When the Philadelphia Eagles hoisted the Lombardi Trophy this year, the Ravens' fingerprints were on their championship run.
Several former Ravens scouts have made their way up Interstate 95, headlined by Philadelphia's Vice President of Player Personnel Joe Douglas. He started his career as a scout in Baltimore and was instrumental in evaluating players like Joe Flacco, C.J. Mosley and Marshal Yanda. The Eagles Director of College Scouting Ian Cunningham was also a Baltimore transplant, as well as some of their younger scouts on staff.

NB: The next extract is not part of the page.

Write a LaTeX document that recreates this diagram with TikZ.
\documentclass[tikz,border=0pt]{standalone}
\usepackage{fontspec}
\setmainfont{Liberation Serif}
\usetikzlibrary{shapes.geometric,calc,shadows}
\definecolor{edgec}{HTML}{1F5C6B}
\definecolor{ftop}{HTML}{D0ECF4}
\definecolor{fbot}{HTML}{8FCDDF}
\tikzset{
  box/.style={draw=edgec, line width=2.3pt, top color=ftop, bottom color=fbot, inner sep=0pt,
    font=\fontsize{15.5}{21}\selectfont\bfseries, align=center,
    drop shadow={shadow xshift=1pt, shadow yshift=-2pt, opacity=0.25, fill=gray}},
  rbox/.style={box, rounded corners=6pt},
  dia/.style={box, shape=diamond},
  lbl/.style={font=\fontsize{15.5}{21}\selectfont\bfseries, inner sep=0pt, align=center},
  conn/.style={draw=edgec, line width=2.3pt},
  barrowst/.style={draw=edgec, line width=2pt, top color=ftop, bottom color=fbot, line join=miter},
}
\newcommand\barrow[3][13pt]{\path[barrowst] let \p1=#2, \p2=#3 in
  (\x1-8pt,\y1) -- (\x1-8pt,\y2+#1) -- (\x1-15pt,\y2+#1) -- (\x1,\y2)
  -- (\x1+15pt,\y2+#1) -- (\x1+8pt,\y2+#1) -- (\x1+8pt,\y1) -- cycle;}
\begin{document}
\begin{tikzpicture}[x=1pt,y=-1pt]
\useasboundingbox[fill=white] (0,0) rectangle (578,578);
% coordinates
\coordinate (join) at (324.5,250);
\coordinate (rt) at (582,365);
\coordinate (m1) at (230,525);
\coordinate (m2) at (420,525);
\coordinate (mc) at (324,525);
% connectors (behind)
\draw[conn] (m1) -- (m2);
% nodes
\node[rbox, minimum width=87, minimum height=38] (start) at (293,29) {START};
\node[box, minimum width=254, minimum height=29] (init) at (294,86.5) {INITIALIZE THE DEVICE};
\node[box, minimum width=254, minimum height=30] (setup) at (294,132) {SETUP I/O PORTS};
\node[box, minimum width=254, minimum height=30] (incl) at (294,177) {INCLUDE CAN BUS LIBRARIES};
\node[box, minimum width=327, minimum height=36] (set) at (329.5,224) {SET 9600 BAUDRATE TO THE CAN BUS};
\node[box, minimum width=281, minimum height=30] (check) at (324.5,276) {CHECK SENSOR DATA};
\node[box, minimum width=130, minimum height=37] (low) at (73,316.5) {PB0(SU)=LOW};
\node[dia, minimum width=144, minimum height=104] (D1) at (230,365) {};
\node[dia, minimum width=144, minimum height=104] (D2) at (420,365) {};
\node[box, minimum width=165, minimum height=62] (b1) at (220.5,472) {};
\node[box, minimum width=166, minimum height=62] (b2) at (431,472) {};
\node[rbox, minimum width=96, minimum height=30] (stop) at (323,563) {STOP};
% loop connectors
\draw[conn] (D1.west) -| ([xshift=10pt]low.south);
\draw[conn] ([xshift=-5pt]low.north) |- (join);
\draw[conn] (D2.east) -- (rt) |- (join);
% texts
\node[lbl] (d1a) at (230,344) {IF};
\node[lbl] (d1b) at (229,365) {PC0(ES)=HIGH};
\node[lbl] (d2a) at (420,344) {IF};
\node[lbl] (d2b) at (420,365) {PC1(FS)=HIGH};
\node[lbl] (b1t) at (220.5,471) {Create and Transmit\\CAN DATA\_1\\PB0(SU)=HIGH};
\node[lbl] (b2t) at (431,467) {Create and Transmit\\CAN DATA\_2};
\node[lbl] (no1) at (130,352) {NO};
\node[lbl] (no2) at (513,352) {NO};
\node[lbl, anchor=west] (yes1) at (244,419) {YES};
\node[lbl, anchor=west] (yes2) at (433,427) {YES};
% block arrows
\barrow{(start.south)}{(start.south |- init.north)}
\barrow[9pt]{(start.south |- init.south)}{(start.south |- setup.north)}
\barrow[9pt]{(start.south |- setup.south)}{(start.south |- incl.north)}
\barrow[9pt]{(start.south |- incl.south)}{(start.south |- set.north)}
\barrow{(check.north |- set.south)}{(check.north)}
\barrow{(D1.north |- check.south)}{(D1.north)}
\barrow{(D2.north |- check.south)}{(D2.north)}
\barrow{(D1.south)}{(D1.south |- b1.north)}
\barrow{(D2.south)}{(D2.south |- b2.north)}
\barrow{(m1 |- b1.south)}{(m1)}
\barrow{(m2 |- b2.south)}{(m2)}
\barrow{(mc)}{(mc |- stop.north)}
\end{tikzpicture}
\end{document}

Owner Steve Bisciotti acknowledged this offseason that it hurts to lose high-caliber evaluators like Douglas, but General Manager Ozzie Newsome and Assistant General Manager Eric DeCosta both stressed during this week's pre-draft press conference that they believe in their personnel department.
"We have complete confidence in our scouts," DeCosta said. "We think that's going to show out this year in the draft."

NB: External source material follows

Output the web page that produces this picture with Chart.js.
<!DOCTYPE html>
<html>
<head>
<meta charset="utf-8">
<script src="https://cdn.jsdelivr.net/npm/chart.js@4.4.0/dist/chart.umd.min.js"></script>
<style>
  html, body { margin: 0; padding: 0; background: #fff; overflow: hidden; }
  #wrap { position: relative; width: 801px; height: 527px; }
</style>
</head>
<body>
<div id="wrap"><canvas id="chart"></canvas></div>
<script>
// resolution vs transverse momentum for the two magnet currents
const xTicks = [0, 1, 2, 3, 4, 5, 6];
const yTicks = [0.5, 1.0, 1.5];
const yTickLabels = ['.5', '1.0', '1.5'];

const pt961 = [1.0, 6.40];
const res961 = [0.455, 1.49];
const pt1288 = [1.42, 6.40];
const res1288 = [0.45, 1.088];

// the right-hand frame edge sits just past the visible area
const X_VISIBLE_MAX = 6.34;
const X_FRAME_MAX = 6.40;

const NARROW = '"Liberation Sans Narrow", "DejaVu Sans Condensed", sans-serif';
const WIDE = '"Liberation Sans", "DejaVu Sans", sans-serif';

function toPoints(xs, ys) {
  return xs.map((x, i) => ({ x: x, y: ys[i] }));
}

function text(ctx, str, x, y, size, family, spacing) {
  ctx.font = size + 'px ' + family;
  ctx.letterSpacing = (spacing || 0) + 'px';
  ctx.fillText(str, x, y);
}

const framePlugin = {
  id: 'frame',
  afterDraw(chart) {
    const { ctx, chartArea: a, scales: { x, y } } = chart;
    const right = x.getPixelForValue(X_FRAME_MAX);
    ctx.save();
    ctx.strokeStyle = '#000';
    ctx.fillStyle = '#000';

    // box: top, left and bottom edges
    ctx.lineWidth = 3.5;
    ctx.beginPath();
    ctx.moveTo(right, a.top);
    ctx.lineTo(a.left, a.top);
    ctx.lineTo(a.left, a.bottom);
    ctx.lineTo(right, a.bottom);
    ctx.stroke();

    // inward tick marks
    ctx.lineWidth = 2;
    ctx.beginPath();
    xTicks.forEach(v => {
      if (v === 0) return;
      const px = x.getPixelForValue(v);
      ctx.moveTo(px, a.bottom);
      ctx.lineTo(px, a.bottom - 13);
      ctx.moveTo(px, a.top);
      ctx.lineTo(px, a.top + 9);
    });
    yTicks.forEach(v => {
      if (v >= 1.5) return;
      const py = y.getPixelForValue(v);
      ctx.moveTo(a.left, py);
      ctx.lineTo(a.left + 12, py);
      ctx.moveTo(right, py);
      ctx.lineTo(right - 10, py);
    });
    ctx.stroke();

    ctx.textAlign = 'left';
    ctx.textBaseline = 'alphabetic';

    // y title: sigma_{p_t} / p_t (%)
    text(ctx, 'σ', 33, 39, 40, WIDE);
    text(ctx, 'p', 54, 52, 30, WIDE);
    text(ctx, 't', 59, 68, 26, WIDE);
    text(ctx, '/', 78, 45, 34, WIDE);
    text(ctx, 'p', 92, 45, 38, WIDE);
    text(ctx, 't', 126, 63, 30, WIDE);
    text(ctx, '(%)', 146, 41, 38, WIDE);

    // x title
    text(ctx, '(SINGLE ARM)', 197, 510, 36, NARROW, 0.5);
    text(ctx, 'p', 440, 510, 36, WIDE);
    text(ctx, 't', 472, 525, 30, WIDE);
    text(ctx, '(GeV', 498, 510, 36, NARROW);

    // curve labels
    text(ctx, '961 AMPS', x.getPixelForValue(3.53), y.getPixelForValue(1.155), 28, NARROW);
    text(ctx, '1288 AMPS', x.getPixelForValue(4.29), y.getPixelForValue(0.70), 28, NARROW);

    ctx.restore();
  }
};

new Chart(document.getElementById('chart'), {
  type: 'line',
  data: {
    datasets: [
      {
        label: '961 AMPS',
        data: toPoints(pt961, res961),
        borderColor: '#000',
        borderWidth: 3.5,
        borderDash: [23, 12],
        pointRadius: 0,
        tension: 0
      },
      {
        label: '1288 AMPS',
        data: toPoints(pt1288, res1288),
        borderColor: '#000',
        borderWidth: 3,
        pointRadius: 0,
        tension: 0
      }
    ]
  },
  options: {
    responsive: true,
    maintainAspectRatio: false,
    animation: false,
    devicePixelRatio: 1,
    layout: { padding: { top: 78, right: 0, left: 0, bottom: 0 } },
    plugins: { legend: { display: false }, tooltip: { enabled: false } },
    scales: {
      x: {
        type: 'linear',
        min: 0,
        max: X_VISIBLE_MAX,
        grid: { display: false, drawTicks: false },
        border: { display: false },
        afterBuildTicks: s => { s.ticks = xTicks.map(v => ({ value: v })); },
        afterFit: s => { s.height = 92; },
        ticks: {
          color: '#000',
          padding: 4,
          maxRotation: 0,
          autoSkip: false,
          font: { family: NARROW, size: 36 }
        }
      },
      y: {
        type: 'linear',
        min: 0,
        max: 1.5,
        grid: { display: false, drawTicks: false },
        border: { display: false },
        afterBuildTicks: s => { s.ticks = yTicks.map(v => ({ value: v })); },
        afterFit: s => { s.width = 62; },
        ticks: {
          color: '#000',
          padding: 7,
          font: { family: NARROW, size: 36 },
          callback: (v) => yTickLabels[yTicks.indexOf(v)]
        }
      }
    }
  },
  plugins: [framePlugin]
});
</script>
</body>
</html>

Losing scouts is not a new problem for the Ravens. That comes with the territory of having success, as other teams want to emulate what's happened in Baltimore.

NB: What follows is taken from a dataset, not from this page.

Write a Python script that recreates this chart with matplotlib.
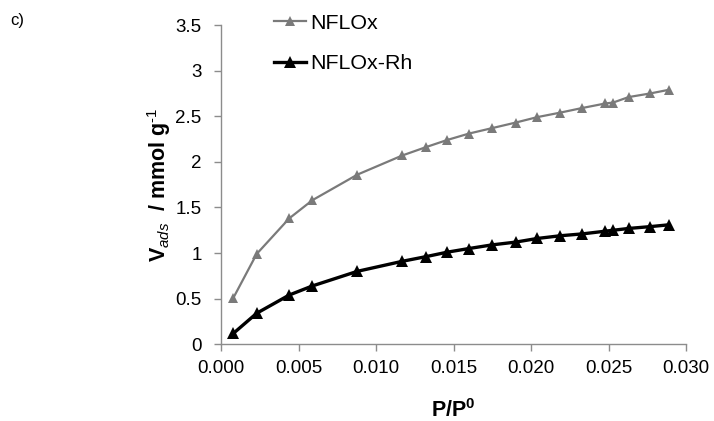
import numpy as np
import matplotlib
matplotlib.use("Agg")
import matplotlib.pyplot as plt

plt.rcParams['font.family'] = ['Liberation Sans', 'DejaVu Sans']
plt.rcParams['mathtext.fontset'] = 'custom'
plt.rcParams['mathtext.rm'] = 'Liberation Sans'
plt.rcParams['mathtext.it'] = 'Liberation Sans:italic'
plt.rcParams['mathtext.bf'] = 'Liberation Sans:bold'

# relative pressure points and adsorbed amounts (mmol/g)
p_rel = [0.0008, 0.0023, 0.0044, 0.0059, 0.0088, 0.0117, 0.0132, 0.0146, 0.0160,
         0.0175, 0.0190, 0.0204, 0.0219, 0.0233, 0.0248, 0.0253, 0.0263, 0.0277, 0.0289]
v_nflox = [0.51, 0.99, 1.38, 1.58, 1.86, 2.07, 2.16, 2.24, 2.31,
           2.37, 2.43, 2.49, 2.54, 2.59, 2.64, 2.65, 2.71, 2.75, 2.79]
v_nflox_rh = [0.12, 0.34, 0.54, 0.64, 0.80, 0.91, 0.96, 1.01, 1.05,
              1.09, 1.12, 1.16, 1.19, 1.21, 1.24, 1.25, 1.27, 1.29, 1.31]

x_ticks = [0.000, 0.005, 0.010, 0.015, 0.020, 0.025, 0.030]
y_ticks = [0, 0.5, 1, 1.5, 2, 2.5, 3, 3.5]

fig = plt.figure(figsize=(7.14, 4.21), dpi=100)
ax = fig.add_axes([221/714, 1 - 344.3/421, 465/714, 319.3/421])

ax.plot(p_rel, v_nflox, color='#7a7a7a', lw=1.6, marker='^', ms=7.5,
        markeredgewidth=0, label='NFLOx')
ax.plot(p_rel, v_nflox_rh, color='black', lw=2.4, marker='^', ms=8.5,
        markeredgewidth=0, label='NFLOx-Rh')

ax.set_xlim(0, 0.030)
ax.set_ylim(0, 3.5)
ax.set_xticks(x_ticks)
ax.set_xticklabels([f'{t:.3f}' for t in x_ticks])
ax.set_yticks(y_ticks)
ax.set_yticklabels([f'{t:g}' for t in y_ticks])

for s in ['top', 'right']:
    ax.spines[s].set_visible(False)
for s in ['left', 'bottom']:
    ax.spines[s].set_color('#8c8c8c')
    ax.spines[s].set_linewidth(1.0)
ax.tick_params(direction='out', length=5, width=1.0, color='#8c8c8c',
               labelsize=13.5, pad=6)
ax.tick_params(axis='y', pad=9)

ax.set_xlabel(r'P/P$^{\mathbf{0}}$', fontsize=15.5, fontweight='bold', labelpad=16)
ax.set_ylabel(r'$\mathbf{V}_{\mathit{ads}}$  / mmol g$^{\text{-1}}$',
              fontsize=15.5, fontweight='bold', labelpad=2)

ax.legend(loc='upper left', bbox_to_anchor=(0.114, 1.035), frameon=False,
          fontsize=15.4, handlelength=1.5, handletextpad=0.2, labelspacing=1.0,
          borderpad=0, borderaxespad=0)

fig.text(10/714, 1 - 21/421, 'c)', fontsize=12, va='center', ha='left')

fig.savefig('out.png', dpi=100)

Newsome is in the unique position to have led the Ravens' personnel department for 22 years, which is an eternity in the NFL. His longevity has led to some of his evaluators going to other teams to become general managers of their own.
Phil Savage and George Kokinis both left the Ravens to become general managers for the Cleveland Browns (Kokinis returned and is now the senior personnel assistant), and Lionel Vital, Terry McDonough, T.J. McCreigh, Jeremiah Washburn and Daniel Jeremiah are all examples of scouts the Ravens have lost over the years.
"Part of the process that we have is built on us knowing that at some point, we are going to lose some of our better scouts, because they want the opportunity to be sitting in my seat," Newsome said. "You have to expect that."
When scouts have left, the Ravens have relied on internal promotions to fill their voids. Baltimore's personnel department has been built by scouts who were once part of the team's 20-20 club, which is a nickname originally given to scouts who started working for the team in their early 20s making about $20,000.
Evaluators like DeCosta, Kokins, Director of College Scouting Joe Hortiz, Douglas and Cunningham all started out in the 20-20 club before advancing to more prominent positions. They learned from the scouts ahead of them, and now the Ravens are continuing their system of training a new breed of young scouts.
"We try to train our guys. We believe in the process," DeCosta said. "I think it's a credit to Ozzie that we have lost as many guys as we have in the last four or five years. It shows me that we're doing something the right way. But we also believe in our younger guys. "I see tremendous upside – to use a scouting phrase – in our scouting staff."